Di sudut lain, Pak Salimin dan Bu Romlah mulai adu suara.
“Eh, jangan seenaknya naruh batu di kursi! Ini bukan tempat ziarah kubur!”
“Lho, lho, lho! Saya tadi udah nulis nama pakai kapur, lho! Anak saya itu prioritas RT 02!”
Cekcok mulai panas. Kursi ditarik ke kanan, ditarik ke kiri. Ada yang sampai tersandung kaki meja, terjatuh, bangun lagi sambil ngedumel.
Untungnya, Pak RT datang dengan hansip kampung, lengkap dengan topi miring dan pentungan bambu. Dengan suara lantang, dia berkata:
“Woy, ini bukan rebutan warisan! Ini sekolah! Ayolah, kita musyawarah! Jangan bikin malu anak-anak sendiri!”
Hansip pun ikut berjaga. Tapi Hansipnya malah ketiduran di depan papan tulis karena ikut begadang juga.
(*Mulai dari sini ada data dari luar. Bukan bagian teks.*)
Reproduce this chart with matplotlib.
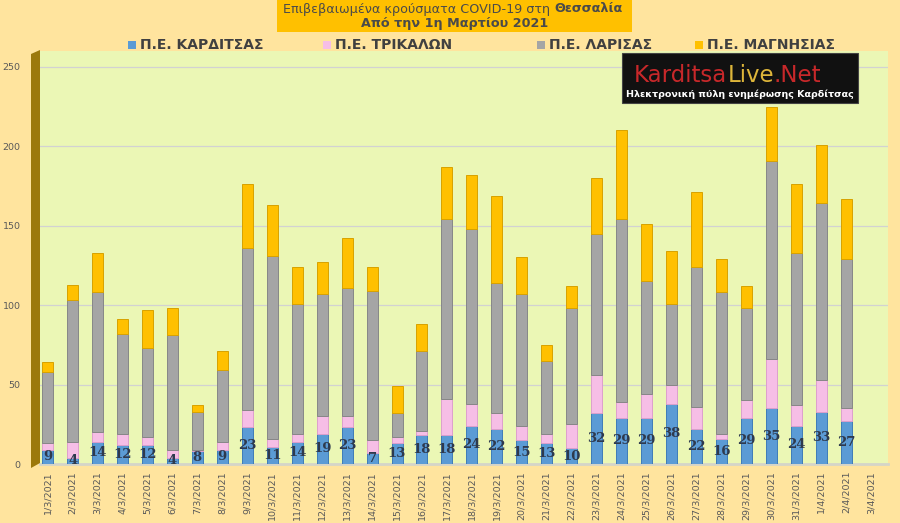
import numpy as np
import matplotlib
matplotlib.use('Agg')
import matplotlib.pyplot as plt
from matplotlib.patches import Rectangle, Polygon
from matplotlib.text import Annotation

# data (stacked: Karditsa, Trikala, Larisa, Magnesia)
dates = ['%d/3/2021' % d for d in range(1, 32)] + ['1/4/2021', '2/4/2021', '3/4/2021']
karditsa = [9, 4, 14, 12, 12, 4, 8, 9, 23, 11, 14, 19, 23, 7, 13, 18, 18,
            24, 22, 15, 13, 10, 32, 29, 29, 38, 22, 16, 29, 35, 24, 33, 27, 0]
trikala = [4, 10, 6, 7, 5, 5, 1, 5, 11, 5, 5, 11, 7, 8, 4, 3, 23,
           14, 10, 9, 6, 15, 24, 10, 15, 12, 14, 3, 11, 31, 13, 20, 8, 0]
larisa = [45, 89, 88, 63, 56, 72, 24, 45, 102, 115, 82, 77, 81, 94, 15, 50, 113,
          110, 82, 83, 46, 73, 89, 115, 71, 51, 88, 89, 58, 125, 96, 111, 94, 0]
magnesia = [6, 10, 25, 9, 24, 17, 4, 12, 40, 32, 23, 20, 31, 15, 17, 17, 33,
            34, 55, 23, 10, 14, 35, 56, 36, 33, 47, 21, 14, 34, 43, 37, 38, 0]
series_names = ['Π.Ε. ΚΑΡΔΙΤΣΑΣ', 'Π.Ε. ΤΡΙΚΑΛΩΝ', 'Π.Ε. ΛΑΡΙΣΑΣ', 'Π.Ε. ΜΑΓΝΗΣΙΑΣ']

colors = ['#5B9BD5', '#F6BEE6', '#A5A5A5', '#FFC000']
edges = ['#3E7CB8', '#DDA0CC', '#878787', '#D8A200']
outer_bg = '#FFE49E'
plot_bg = '#EBF7B5'

W, H = 900, 523


def fx(px):
    return px / W


def fy(py):
    return 1 - py / H


def append_text(fig, prev, s, **kw):
    """Puts text s right after the text artist prev, on the figure."""
    a = Annotation(s, xy=(1, 0.5), xycoords=prev, ha='left', va='center', **kw)
    fig.add_artist(a)
    return a


fig = plt.figure(figsize=(9, 5.23), dpi=100, facecolor=outer_bg)
ax = fig.add_axes([fx(40), fy(464), fx(888) - fx(40), fy(51) - fy(464)])
ax.set_facecolor(plot_bg)

x = np.arange(len(dates))
bottom = np.zeros(len(dates))
for vals, c, e in zip([karditsa, trikala, larisa, magnesia], colors, edges):
    vals = np.array(vals)
    ax.bar(x, vals, width=0.44, bottom=bottom, color=c, edgecolor=e,
           linewidth=0.7, zorder=3)
    bottom = bottom + vals

# data labels for Karditsa, centred in the blue segment
for xi, v in zip(x, karditsa):
    if v > 0:
        ax.text(xi, max(v / 2, 2.5), str(v), ha='center', va='center',
                fontsize=9.5, fontweight='bold', family='DejaVu Serif',
                color='#2E3A4E', zorder=4)

ax.set_ylim(0, 260)
ax.set_xlim(-0.31, 33.68)
ax.set_yticks([0, 50, 100, 150, 200, 250])
ax.set_xticks(x)
ax.set_xticklabels(dates, rotation=90)
ax.tick_params(axis='x', length=0, pad=5, labelsize=6.8, labelcolor='#595959')
ax.tick_params(axis='y', length=0, pad=14, labelsize=6.8, labelcolor='#595959')
ax.grid(axis='y', color='#D2D2D2', linewidth=0.9, zorder=0)
for s in ['top', 'right', 'left']:
    ax.spines[s].set_visible(False)
ax.spines['bottom'].set_color('#D5D5C8')
ax.spines['bottom'].set_linewidth(2)

# 3d side wall on the left
wall = Polygon([(fx(31), fy(54)), (fx(40), fy(50)), (fx(40), fy(463)), (fx(31), fy(468))],
               closed=True, transform=fig.transFigure, facecolor='#9C790C',
               edgecolor='none', zorder=5)
fig.patches.append(wall)

# title box
fig.patches.append(Rectangle((fx(277), fy(32)), fx(632) - fx(277), fy(0) - fy(32),
                             transform=fig.transFigure, facecolor='#FFC000',
                             edgecolor='none'))
t1 = fig.text(fx(283), fy(9), 'Επιβεβαιωμένα κρούσματα COVID-19 στη ', ha='left',
              va='center', fontsize=9.2, color='#4A4A4A', zorder=2)
append_text(fig, t1, 'Θεσσαλία', fontsize=9.2, fontweight='bold',
            color='#4A4A4A', zorder=2)
fig.text(fx(455), fy(24), 'Από την 1η Μαρτίου 2021', ha='center', va='center',
         fontsize=9.2, fontweight='bold', color='#4A4A4A', zorder=2)

# legend
legend_x = [128, 323, 537, 695]
for lx, name, c in zip(legend_x, series_names, colors):
    fig.patches.append(Rectangle((fx(lx), fy(49)), fx(8), fy(0) - fy(8),
                                 transform=fig.transFigure, facecolor=c,
                                 edgecolor='none'))
    fig.text(fx(lx + 12), fy(45), name, ha='left', va='center', fontsize=10,
             fontweight='bold', color='#404040')

# site logo
fig.patches.append(Rectangle((fx(622), fy(103)), fx(858) - fx(622), fy(53) - fy(103),
                             transform=fig.transFigure, facecolor='#111111',
                             edgecolor='#444444', linewidth=0.8, zorder=6))
k = fig.text(fx(634), fy(76), 'Karditsa', ha='left', va='center', fontsize=16.5,
             color='#C8282A', zorder=7)
lv = append_text(fig, k, 'Live', fontsize=16.5, color='#DDB53A', zorder=7)
append_text(fig, lv, '.Net', fontsize=16.5, color='#C8282A', zorder=7)
fig.text(fx(740), fy(94), 'Ηλεκτρονική πύλη ενημέρωσης Καρδίτσας', ha='center',
         va='center', fontsize=6.8, fontweight='bold', color='white', zorder=7)

fig.savefig('out.png', dpi=100, facecolor=outer_bg)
Akhirnya, setelah 30 menit suasana panas, Pak RT mengambil alih komando: kursi diacak ulang, diundi pakai kertas gulungan. Yang dapat kursi jebol pun tetap bersyukur, asal jangan duduknya jongkok.
Tapi puncaknya, saat Bu Karsih—yang dari awal heboh—menyadari bahwa ternyata dia salah sekolah.
“Lho, ini SDN 1 Ciuyah ya? Kirain SDN 3! Aduh, anak saya di mana to?”
Gelak tawa pecah!
Kegelapan pagi, kecapekan, rebutan kursi, dan deru oncor… mendadak pecah jadi suasana kocak penuh tawa dan kelegaan. Para orang tua tertawa terbahak-bahak, saling sindir, saling peluk.
“Tos lah, nu penting budak bisa sakola. Kursi bodol ge teu naon-naon, nu penting bisa nulis!”
Sementara itu, Sarman, anak Pak Asmadi… justru tertidur di pojokan sambil peluk tas kaleng biskuit Khong Guan. Di pipinya masih nempel sisa nasi jagung, dan di tangannya masih memegang pensil—yang ternyata bekas korekan oncor.
Begitulah hari pertama sekolah di tahun 1980-an. Tak ada seragam mewah, tak ada sepatu, tak ada kamera selfie, tak ada Instagram Story. Tapi ada cinta, ada semangat, ada tawa tulus dari orang tua yang rela berkorban demi seonggok kursi—dan seonggok harapan untuk masa depan anaknya.
Nah Loch, yang masuk SD tahun 1980 berarti sekarang udah tua ya, ayo ngacung...!!!